Stated goal ::
Copy only what lies from the line containing "Write a Python" through the line containing "196, 284, 203]" in the entries below, keeping both end lines exact and dropping every picture.

Records supplied ::

## Start

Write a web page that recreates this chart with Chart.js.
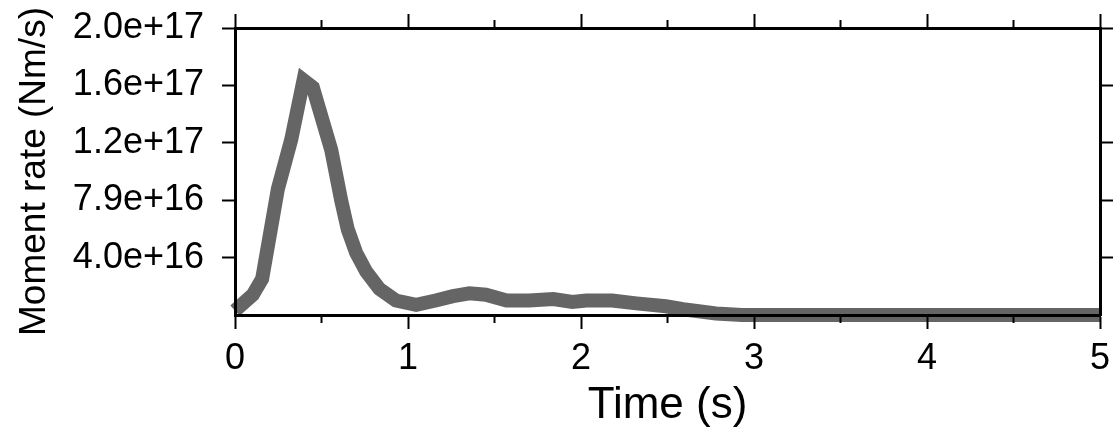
<!DOCTYPE html>
<html>
<head>
<meta charset="utf-8">
<title>Moment rate</title>
<script src="https://cdn.jsdelivr.net/npm/chart.js@4"></script>
<style>
  html, body { margin: 0; padding: 0; background: #fff; }
  canvas { display: block; }
</style>
</head>
<body>
<canvas id="stf" width="1115" height="432"></canvas>
<script>
/* ── Data ── */
const times = [0, 0.103, 0.157, 0.248, 0.325, 0.396, 0.45, 0.556, 0.614, 0.652, 0.70, 0.758,
  0.835, 0.93, 1.047, 1.16, 1.26, 1.355, 1.45, 1.57, 1.70, 1.84, 1.95, 2.03, 2.18, 2.32,
  2.49, 2.59, 2.78, 2.93, 5.0];
const momentRate = [0.03e17, 0.14e17, 0.25e17, 0.87e17, 1.21e17, 1.62e17, 1.57e17, 1.14e17,
  0.79e17, 0.59e17, 0.43e17, 0.30e17, 0.18e17, 0.10e17, 0.07e17, 0.10e17, 0.13e17, 0.15e17,
  0.14e17, 0.10e17, 0.10e17, 0.11e17, 0.09e17, 0.10e17, 0.10e17, 0.08e17, 0.06e17, 0.04e17,
  0.01e17, 0, 0];

const yTickValues = [3.96e16, 7.92e16, 1.188e17, 1.584e17, 1.98e17];
const yTickLabels = ['4.0e+16', '7.9e+16', '1.2e+17', '1.6e+17', '2.0e+17'];
const xMajorTicks = [0, 1, 2, 3, 4, 5];
const xMinorTicks = [0.5, 1.5, 2.5, 3.5, 4.5];

const X_MIN = 0, X_MAX = 5;
const Y_MIN = 0, Y_MAX = 1.98e17;

/* ── Frame geometry (axis box sizes) ── */
const BOX = { left: 235, right: 15, top: 28, bottom: 117 };

Chart.defaults.font.family = '"Liberation Sans", Arial, Helvetica, sans-serif';
Chart.defaults.color = '#000';

const setTicks = list => scale => { scale.ticks = list.map(v => ({ value: v })); };

// force the box size and drop the label overhang padding so the frame sits where it should
const fitTo = (prop, size) => s => {
  s[prop] = size;
  s.paddingTop = s.paddingBottom = s.paddingLeft = s.paddingRight = 0;
};

const grid = len => ({
  drawOnChartArea: false,
  drawTicks: true,
  tickLength: len,
  tickWidth: 2,
  tickColor: '#000',
  z: 1,
});
const frame = { display: true, color: '#000', width: 3, z: 1 };
const noBorder = { display: false };

const xAxis = (pos, extra) => ({
  type: 'linear',
  position: pos,
  min: X_MIN,
  max: X_MAX,
  ...extra,
});

new Chart(document.getElementById('stf'), {
  type: 'line',
  data: {
    datasets: [{
      data: times.map((t, i) => ({ x: t, y: momentRate[i] })),
      borderColor: '#656565',
      borderWidth: 14,
      borderCapStyle: 'butt',
      borderJoinStyle: 'miter',
      pointRadius: 0,
      tension: 0,
      fill: false,
      clip: false,
      xAxisID: 'x',
      yAxisID: 'y',
    }],
  },
  options: {
    responsive: false,
    animation: false,
    devicePixelRatio: 1,
    layout: { padding: 0 },
    plugins: {
      legend: { display: false },
      tooltip: { enabled: false },
    },
    scales: {
      /* bottom: labelled major ticks */
      x: xAxis('bottom', {
        weight: 1,
        afterBuildTicks: setTicks(xMajorTicks),
        afterFit: fitTo('height', BOX.bottom),
        grid: grid(14),
        border: frame,
        ticks: { font: { size: 36 }, padding: 8, maxRotation: 0, callback: v => String(v) },
        title: { display: true, text: 'Time (s)', font: { size: 44 }, padding: { top: 0, bottom: 0 } },
      }),
      /* bottom: minor ticks */
      xMinor: xAxis('bottom', {
        weight: 0,
        afterBuildTicks: setTicks(xMinorTicks),
        afterFit: fitTo('height', 0),
        grid: grid(8),
        border: noBorder,
        ticks: { display: false },
      }),
      /* top frame: major ticks */
      xTop: xAxis('top', {
        weight: 1,
        afterBuildTicks: setTicks(xMajorTicks),
        afterFit: fitTo('height', BOX.top),
        grid: grid(14),
        border: frame,
        ticks: { display: false },
      }),
      /* top frame: minor ticks */
      xTopMinor: xAxis('top', {
        weight: 0,
        afterBuildTicks: setTicks(xMinorTicks),
        afterFit: fitTo('height', 0),
        grid: grid(8),
        border: noBorder,
        ticks: { display: false },
      }),
      y: {
        type: 'linear',
        position: 'left',
        min: Y_MIN,
        max: Y_MAX,
        afterBuildTicks: setTicks(yTickValues),
        afterFit: fitTo('width', BOX.left),
        grid: grid(13),
        border: frame,
        ticks: {
          font: { size: 36 },
          padding: 18,
          callback: (v, i) => yTickLabels[i],
        },
        title: {
          display: true,
          text: 'Moment rate (Nm/s)',
          font: { size: 37 },
          padding: { top: 13, bottom: 0 },
        },
      },
      yRight: {
        type: 'linear',
        position: 'right',
        min: Y_MIN,
        max: Y_MAX,
        afterBuildTicks: setTicks(yTickValues),
        afterFit: fitTo('width', BOX.right),
        grid: grid(13),
        border: frame,
        ticks: { display: false },
      },
    },
  },
});
</script>
</body>
</html>
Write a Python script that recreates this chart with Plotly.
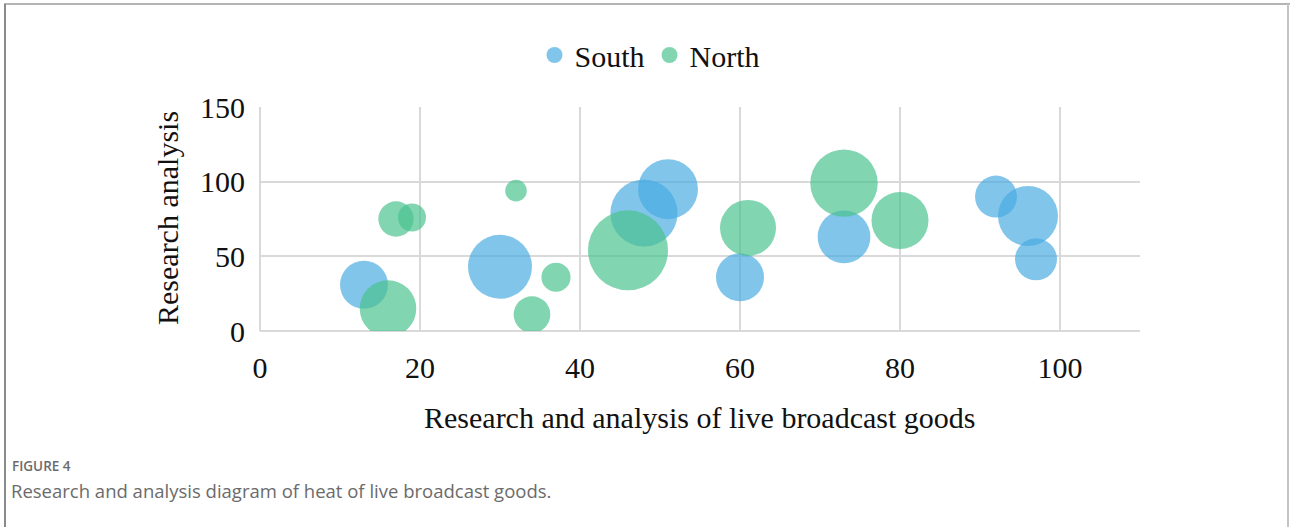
import plotly.graph_objects as go

# Bubble data: x = live broadcast goods score, y = research analysis score, heat = bubble size
south_x = [13, 30, 48, 51, 60, 73, 92, 96, 97]
south_y = [31, 43, 79, 95, 36, 63, 90, 77, 48]
south_heat = [144, 256, 282, 225, 144, 174, 110, 225, 110]

north_x = [16, 17, 19, 32, 34, 37, 46, 61, 73, 80]
north_y = [15, 75, 76, 94, 11, 36, 54, 69, 99, 74]
north_heat = [200, 78, 49, 29, 84, 53, 400, 196, 284, 203]

x_ticks = [0, 20, 40, 60, 80, 100]
y_ticks = [0, 50, 100, 150]

W, H = 1290, 527
M_L, M_R, M_T, M_B = 260, 150, 107, 196
PLOT_W = W - M_L - M_R
PLOT_H = H - M_T - M_B

MAX_DIAMETER = 80
size_ref = 2 * max(south_heat + north_heat) / MAX_DIAMETER ** 2

SERIF = "Liberation Serif, Times New Roman, serif"
SANS = "Open Sans, Noto Sans, sans-serif"


def px_x(p):
    return (p - M_L) / PLOT_W


def px_y(p):
    return (H - M_B - p) / PLOT_H


fig = go.Figure()
fig.add_trace(go.Scatter(
    x=south_x, y=south_y, mode="markers", name="South",
    marker=dict(size=south_heat, sizemode="area", sizeref=size_ref,
                color="rgb(73,171,226)", opacity=0.69, line=dict(width=0)),
))
fig.add_trace(go.Scatter(
    x=north_x, y=north_y, mode="markers", name="North",
    marker=dict(size=north_heat, sizemode="area", sizeref=size_ref,
                color="rgb(73,194,140)", opacity=0.69, line=dict(width=0)),
))

grid = "#d9d9d9"
fig.update_xaxes(
    range=[0, 110], tickvals=x_ticks, showgrid=True, gridcolor=grid, gridwidth=1.5,
    zeroline=True, zerolinecolor=grid, zerolinewidth=1.5,
    showline=False, ticks="", ticklabelstandoff=16,
    tickfont=dict(family=SERIF, size=30, color="#111"), fixedrange=True,
)
fig.update_yaxes(
    range=[0, 150], tickvals=y_ticks, showgrid=True, gridcolor=grid, gridwidth=1.5,
    zeroline=True, zerolinecolor=grid, zerolinewidth=1.5,
    showline=False, ticks="", ticklabelstandoff=14,
    tickfont=dict(family=SERIF, size=30, color="#111"), fixedrange=True,
)

annotations = [
    dict(text="Research and analysis of live broadcast goods", x=0.5, y=px_y(417),
         xref="paper", yref="paper", xanchor="center", yanchor="middle",
         showarrow=False, font=dict(family=SERIF, size=30, color="#111")),
    dict(text="Research analysis", x=px_x(167), y=px_y(218), textangle=-90,
         xref="paper", yref="paper", xanchor="center", yanchor="middle",
         showarrow=False, font=dict(family=SERIF, size=30, color="#111")),
    dict(text="FIGURE 4", x=px_x(10), y=px_y(466),
         xref="paper", yref="paper", xanchor="left", yanchor="middle",
         showarrow=False, font=dict(family=SANS, size=13.5, color="#6b6b6b", weight=600)),
    dict(text="Research and analysis diagram of heat of live broadcast goods.",
         x=px_x(9), y=px_y(490),
         xref="paper", yref="paper", xanchor="left", yanchor="middle",
         showarrow=False, font=dict(family=SANS, size=18.5, color="#6b6b6b")),
]

frame = [
    dict(type="line", xref="paper", yref="paper", x0=px_x(4), x1=px_x(W), y0=px_y(4), y1=px_y(4),
         line=dict(color="#b4b4b4", width=2)),
    dict(type="line", xref="paper", yref="paper", x0=px_x(5), x1=px_x(5), y0=px_y(4), y1=px_y(H),
         line=dict(color="#8a8a8a", width=2)),
    dict(type="line", xref="paper", yref="paper", x0=px_x(1288), x1=px_x(1288), y0=px_y(4), y1=px_y(H),
         line=dict(color="#c4c4c4", width=2)),
]

fig.update_layout(
    width=W, height=H,
    margin=dict(l=M_L, r=M_R, t=M_T, b=M_B),
    paper_bgcolor="white", plot_bgcolor="white",
    showlegend=True,
    legend=dict(orientation="h", x=px_x(650), y=px_y(55), xanchor="center", yanchor="middle",
                font=dict(family=SERIF, size=30, color="#111"), itemsizing="trace",
                bgcolor="rgba(0,0,0,0)"),
    annotations=annotations,
    shapes=frame,
)

fig.write_html("out.html", config={"displayModeBar": False})
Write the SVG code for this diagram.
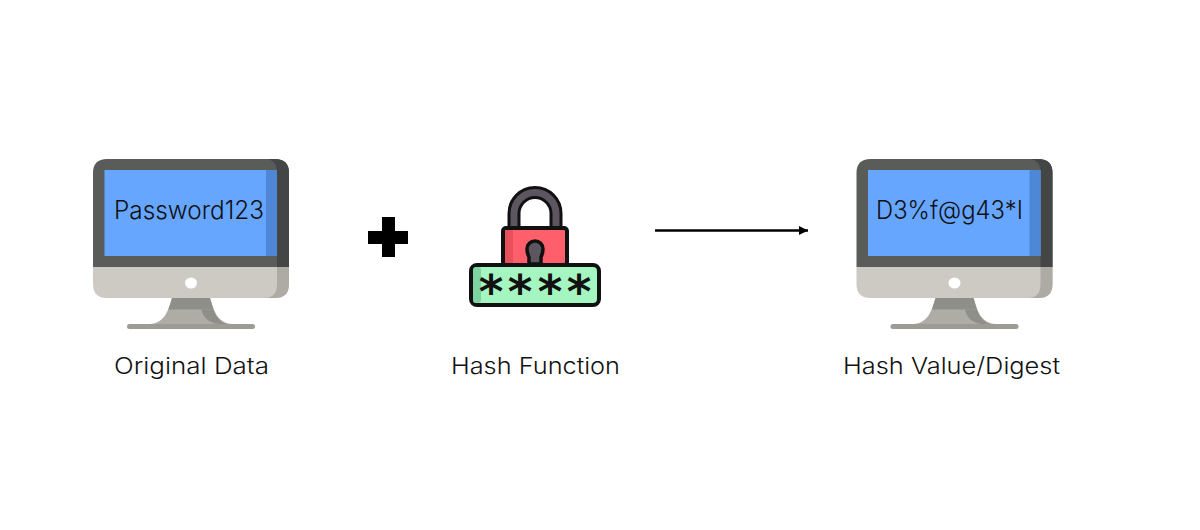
<svg xmlns="http://www.w3.org/2000/svg" width="1200" height="530" viewBox="0 0 1200 530">
<style>
.t{font-family:"Inter","Liberation Sans",sans-serif;font-size:23px;font-weight:300;fill:#111}
.s{font-size:25px}
.k{fill:none;stroke-width:13}
</style>
<defs>
<marker id="ah" markerUnits="userSpaceOnUse" markerWidth="10" markerHeight="10" refX="9" refY="4.5" orient="auto"><path d="M0,0 L9,4.5 L0,9Z" fill="#000"/></marker>
<g id="monitor">
<path d="M172,298 H210 C214,312 218,323 232,324 H150 C164,323 168,312 172,298Z" fill="#adaca5"/>
<path d="M172,298 H210 L213.500,309.500 H168.500Z" fill="#8e8f88"/>
<path d="M201.500,309.500 H213.500 C216,317 220,322 227,324 H219 C208,323 203,317 201.500,309.500Z" fill="#8e8f88"/>
<rect x="127" y="324" width="128" height="5" rx="2.500" fill="#9c9b94"/>
<path d="M93,267 H289 V284 Q289,298 275,298 H107 Q93,298 93,284Z" fill="#cdcac3"/>
<path d="M277,267 H289 V284 Q289,298 275,298 H264 Q277,298 277,284Z" fill="#adaba4"/>
<path d="M107,159 H275 Q289,159 289,173 V267 H93 V173 Q93,159 107,159Z" fill="#5a5c5a"/>
<path d="M268,159 H275 Q289,159 289,173 V267 H277 V173 Q277,161 268,159Z" fill="#444645"/>
<rect x="104.500" y="170" width="172.500" height="86" fill="#66a6ff"/>
<rect x="266" y="170" width="11" height="86" fill="#4d87d6"/>
<ellipse cx="191" cy="283" rx="6" ry="5.500" fill="#fff"/>
</g>
</defs>
<rect width="1200" height="530" fill="#fff"/>
<g id="connectors">
<line x1="655" y1="230.500" x2="808" y2="230.500" stroke="#000" stroke-width="2.500" marker-end="url(#ah)"/>
</g>
<g id="original-data">
<use href="#monitor"/>
<text class="t s" x="114" y="219" textLength="150" lengthAdjust="spacingAndGlyphs">Password123</text>
<text class="t" x="114" y="374" textLength="155" lengthAdjust="spacingAndGlyphs">Original Data</text>
</g>
<g id="plus">
<path d="M382,217 H395 V231 H408 V244 H395 V257 H382 V244 H368 V231 H382Z" fill="#000"/>
</g>
<g id="hash-function">
<path class="k" d="M514,228 V213.500 A21,21 0 0 1 556,213.500 V228" stroke="#111"/>
<path d="M514,228 V213.500 A21,21 0 0 1 556,213.500 V228" fill="none" stroke="#5d5660" stroke-width="7"/>
<rect x="503" y="228" width="64" height="37" rx="3" fill="#ff5f6b" stroke="#111" stroke-width="4"/>
<rect x="505" y="230" width="8" height="33" fill="#e8505c"/>
<path d="M529,264 V257 Q527,253 527,249 A8,8 0 0 1 543,249 Q543,253 541,257 V264Z" fill="#5d5660" stroke="#111" stroke-width="3.500"/>
<rect x="471" y="265" width="128" height="40" rx="6" fill="#a4f5c0" stroke="#111" stroke-width="4"/>
<rect x="473" y="267" width="8" height="36" rx="3" fill="#7fd3a3"/>
<text x="491 520 550 579" y="308" text-anchor="middle" style="font-family:'DejaVu Sans',sans-serif;font-weight:700;font-size:47px;fill:#111">****</text>
<text class="t" x="451" y="374" textLength="169" lengthAdjust="spacingAndGlyphs">Hash Function</text>
</g>
<g id="hash-value">
<use href="#monitor" x="763.500"/>
<text class="t s" x="876" y="219" textLength="147" lengthAdjust="spacingAndGlyphs">D3%f@g43*I</text>
<text class="t" x="843" y="374" textLength="217" lengthAdjust="spacingAndGlyphs">Hash Value/Digest</text>
</g>
</svg>
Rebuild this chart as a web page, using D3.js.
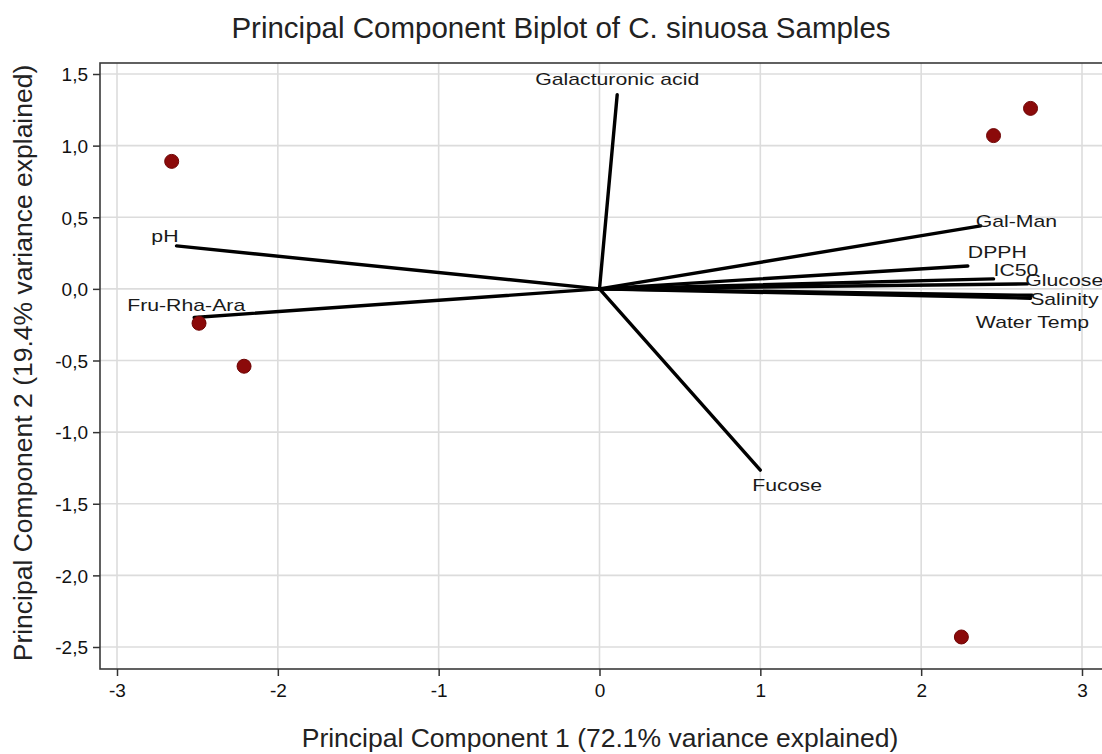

## End

Solution ::
Write a Python script that recreates this chart with Plotly.
import plotly.graph_objects as go

# Bubble data: x = live broadcast goods score, y = research analysis score, heat = bubble size
south_x = [13, 30, 48, 51, 60, 73, 92, 96, 97]
south_y = [31, 43, 79, 95, 36, 63, 90, 77, 48]
south_heat = [144, 256, 282, 225, 144, 174, 110, 225, 110]

north_x = [16, 17, 19, 32, 34, 37, 46, 61, 73, 80]
north_y = [15, 75, 76, 94, 11, 36, 54, 69, 99, 74]
north_heat = [200, 78, 49, 29, 84, 53, 400, 196, 284, 203]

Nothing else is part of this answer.